▼

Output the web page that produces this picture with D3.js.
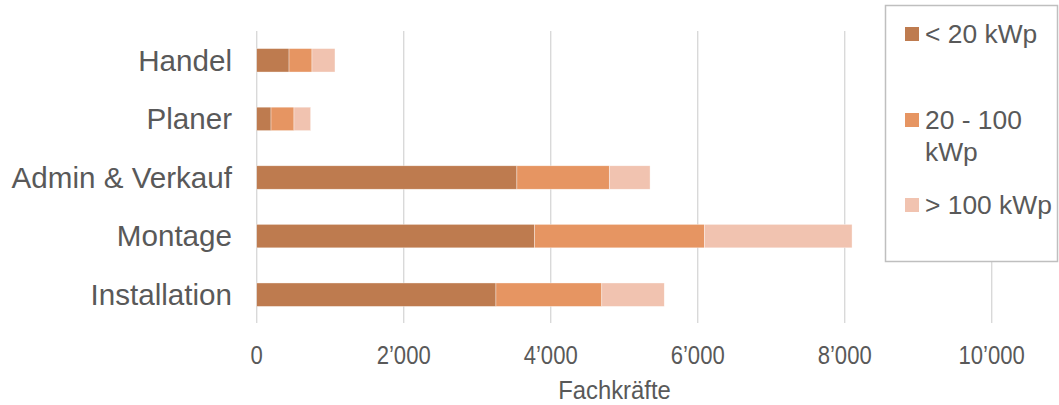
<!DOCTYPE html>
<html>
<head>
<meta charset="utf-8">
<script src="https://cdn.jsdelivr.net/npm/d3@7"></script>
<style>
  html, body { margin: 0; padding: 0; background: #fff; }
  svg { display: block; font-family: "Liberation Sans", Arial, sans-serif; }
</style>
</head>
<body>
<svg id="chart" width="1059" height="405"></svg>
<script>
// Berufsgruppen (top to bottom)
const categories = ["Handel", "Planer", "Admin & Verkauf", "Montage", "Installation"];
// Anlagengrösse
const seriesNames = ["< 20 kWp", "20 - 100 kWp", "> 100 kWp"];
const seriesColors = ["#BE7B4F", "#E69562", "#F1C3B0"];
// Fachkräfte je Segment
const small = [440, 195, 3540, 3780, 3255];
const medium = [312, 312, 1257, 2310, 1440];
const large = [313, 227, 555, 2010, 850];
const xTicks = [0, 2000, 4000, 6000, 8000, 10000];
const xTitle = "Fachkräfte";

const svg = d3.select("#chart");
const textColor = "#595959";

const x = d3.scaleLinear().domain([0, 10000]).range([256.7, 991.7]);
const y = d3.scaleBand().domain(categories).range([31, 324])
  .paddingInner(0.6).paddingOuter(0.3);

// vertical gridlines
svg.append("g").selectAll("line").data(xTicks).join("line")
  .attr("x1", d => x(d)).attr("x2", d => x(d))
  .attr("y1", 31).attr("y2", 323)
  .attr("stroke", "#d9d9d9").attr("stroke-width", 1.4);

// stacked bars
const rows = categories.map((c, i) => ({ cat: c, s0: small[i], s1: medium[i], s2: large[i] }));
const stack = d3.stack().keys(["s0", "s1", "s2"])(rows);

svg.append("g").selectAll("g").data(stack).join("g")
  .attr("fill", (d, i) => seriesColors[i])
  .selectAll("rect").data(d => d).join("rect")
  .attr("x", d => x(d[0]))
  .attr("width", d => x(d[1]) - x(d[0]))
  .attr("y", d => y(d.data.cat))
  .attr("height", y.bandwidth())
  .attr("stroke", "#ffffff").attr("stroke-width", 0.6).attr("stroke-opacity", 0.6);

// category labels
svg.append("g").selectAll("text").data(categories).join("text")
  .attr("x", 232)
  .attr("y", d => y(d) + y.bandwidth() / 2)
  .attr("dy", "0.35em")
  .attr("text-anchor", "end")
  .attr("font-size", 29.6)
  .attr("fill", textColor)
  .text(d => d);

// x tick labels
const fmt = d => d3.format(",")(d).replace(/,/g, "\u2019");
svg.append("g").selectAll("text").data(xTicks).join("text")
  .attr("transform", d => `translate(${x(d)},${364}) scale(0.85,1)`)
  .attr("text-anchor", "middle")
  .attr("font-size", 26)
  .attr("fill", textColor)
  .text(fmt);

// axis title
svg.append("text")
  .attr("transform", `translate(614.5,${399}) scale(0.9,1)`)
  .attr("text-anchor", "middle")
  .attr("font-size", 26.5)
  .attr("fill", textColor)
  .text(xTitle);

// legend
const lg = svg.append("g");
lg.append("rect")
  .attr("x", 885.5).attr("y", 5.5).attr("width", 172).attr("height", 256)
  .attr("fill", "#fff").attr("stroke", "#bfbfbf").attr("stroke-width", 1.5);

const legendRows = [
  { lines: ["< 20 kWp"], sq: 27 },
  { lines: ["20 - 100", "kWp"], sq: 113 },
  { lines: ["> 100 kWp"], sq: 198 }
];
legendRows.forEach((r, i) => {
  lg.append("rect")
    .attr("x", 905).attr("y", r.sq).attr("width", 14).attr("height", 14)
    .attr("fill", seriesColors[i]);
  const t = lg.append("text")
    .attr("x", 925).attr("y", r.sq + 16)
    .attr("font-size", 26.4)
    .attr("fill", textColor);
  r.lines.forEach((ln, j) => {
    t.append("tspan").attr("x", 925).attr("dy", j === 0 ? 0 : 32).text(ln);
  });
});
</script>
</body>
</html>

▲

DIRECTION
Omit pictures; set down the rest of the material word for word.

TASK SOLUTION
Output the web page that produces this picture with D3.js.
<!DOCTYPE html>
<html>
<head>
<meta charset="utf-8">
<script src="https://cdn.jsdelivr.net/npm/d3@7"></script>
<style>
  html, body { margin: 0; padding: 0; background: #fff; }
  svg { display: block; font-family: "Liberation Sans", Arial, sans-serif; }
</style>
</head>
<body>
<svg id="chart" width="1059" height="405"></svg>
<script>
// Berufsgruppen (top to bottom)
const categories = ["Handel", "Planer", "Admin & Verkauf", "Montage", "Installation"];
// Anlagengrösse
const seriesNames = ["< 20 kWp", "20 - 100 kWp", "> 100 kWp"];
const seriesColors = ["#BE7B4F", "#E69562", "#F1C3B0"];
// Fachkräfte je Segment
const small = [440, 195, 3540, 3780, 3255];
const medium = [312, 312, 1257, 2310, 1440];
const large = [313, 227, 555, 2010, 850];
const xTicks = [0, 2000, 4000, 6000, 8000, 10000];
const xTitle = "Fachkräfte";

const svg = d3.select("#chart");
const textColor = "#595959";

const x = d3.scaleLinear().domain([0, 10000]).range([256.7, 991.7]);
const y = d3.scaleBand().domain(categories).range([31, 324])
  .paddingInner(0.6).paddingOuter(0.3);

// vertical gridlines
svg.append("g").selectAll("line").data(xTicks).join("line")
  .attr("x1", d => x(d)).attr("x2", d => x(d))
  .attr("y1", 31).attr("y2", 323)
  .attr("stroke", "#d9d9d9").attr("stroke-width", 1.4);

// stacked bars
const rows = categories.map((c, i) => ({ cat: c, s0: small[i], s1: medium[i], s2: large[i] }));
const stack = d3.stack().keys(["s0", "s1", "s2"])(rows);

svg.append("g").selectAll("g").data(stack).join("g")
  .attr("fill", (d, i) => seriesColors[i])
  .selectAll("rect").data(d => d).join("rect")
  .attr("x", d => x(d[0]))
  .attr("width", d => x(d[1]) - x(d[0]))
  .attr("y", d => y(d.data.cat))
  .attr("height", y.bandwidth())
  .attr("stroke", "#ffffff").attr("stroke-width", 0.6).attr("stroke-opacity", 0.6);

// category labels
svg.append("g").selectAll("text").data(categories).join("text")
  .attr("x", 232)
  .attr("y", d => y(d) + y.bandwidth() / 2)
  .attr("dy", "0.35em")
  .attr("text-anchor", "end")
  .attr("font-size", 29.6)
  .attr("fill", textColor)
  .text(d => d);

// x tick labels
const fmt = d => d3.format(",")(d).replace(/,/g, "\u2019");
svg.append("g").selectAll("text").data(xTicks).join("text")
  .attr("transform", d => `translate(${x(d)},${364}) scale(0.85,1)`)
  .attr("text-anchor", "middle")
  .attr("font-size", 26)
  .attr("fill", textColor)
  .text(fmt);

// axis title
svg.append("text")
  .attr("transform", `translate(614.5,${399}) scale(0.9,1)`)
  .attr("text-anchor", "middle")
  .attr("font-size", 26.5)
  .attr("fill", textColor)
  .text(xTitle);

// legend
const lg = svg.append("g");
lg.append("rect")
  .attr("x", 885.5).attr("y", 5.5).attr("width", 172).attr("height", 256)
  .attr("fill", "#fff").attr("stroke", "#bfbfbf").attr("stroke-width", 1.5);

const legendRows = [
  { lines: ["< 20 kWp"], sq: 27 },
  { lines: ["20 - 100", "kWp"], sq: 113 },
  { lines: ["> 100 kWp"], sq: 198 }
];
legendRows.forEach((r, i) => {
  lg.append("rect")
    .attr("x", 905).attr("y", r.sq).attr("width", 14).attr("height", 14)
    .attr("fill", seriesColors[i]);
  const t = lg.append("text")
    .attr("x", 925).attr("y", r.sq + 16)
    .attr("font-size", 26.4)
    .attr("fill", textColor);
  r.lines.forEach((ln, j) => {
    t.append("tspan").attr("x", 925).attr("dy", j === 0 ? 0 : 32).text(ln);
  });
});
</script>
</body>
</html>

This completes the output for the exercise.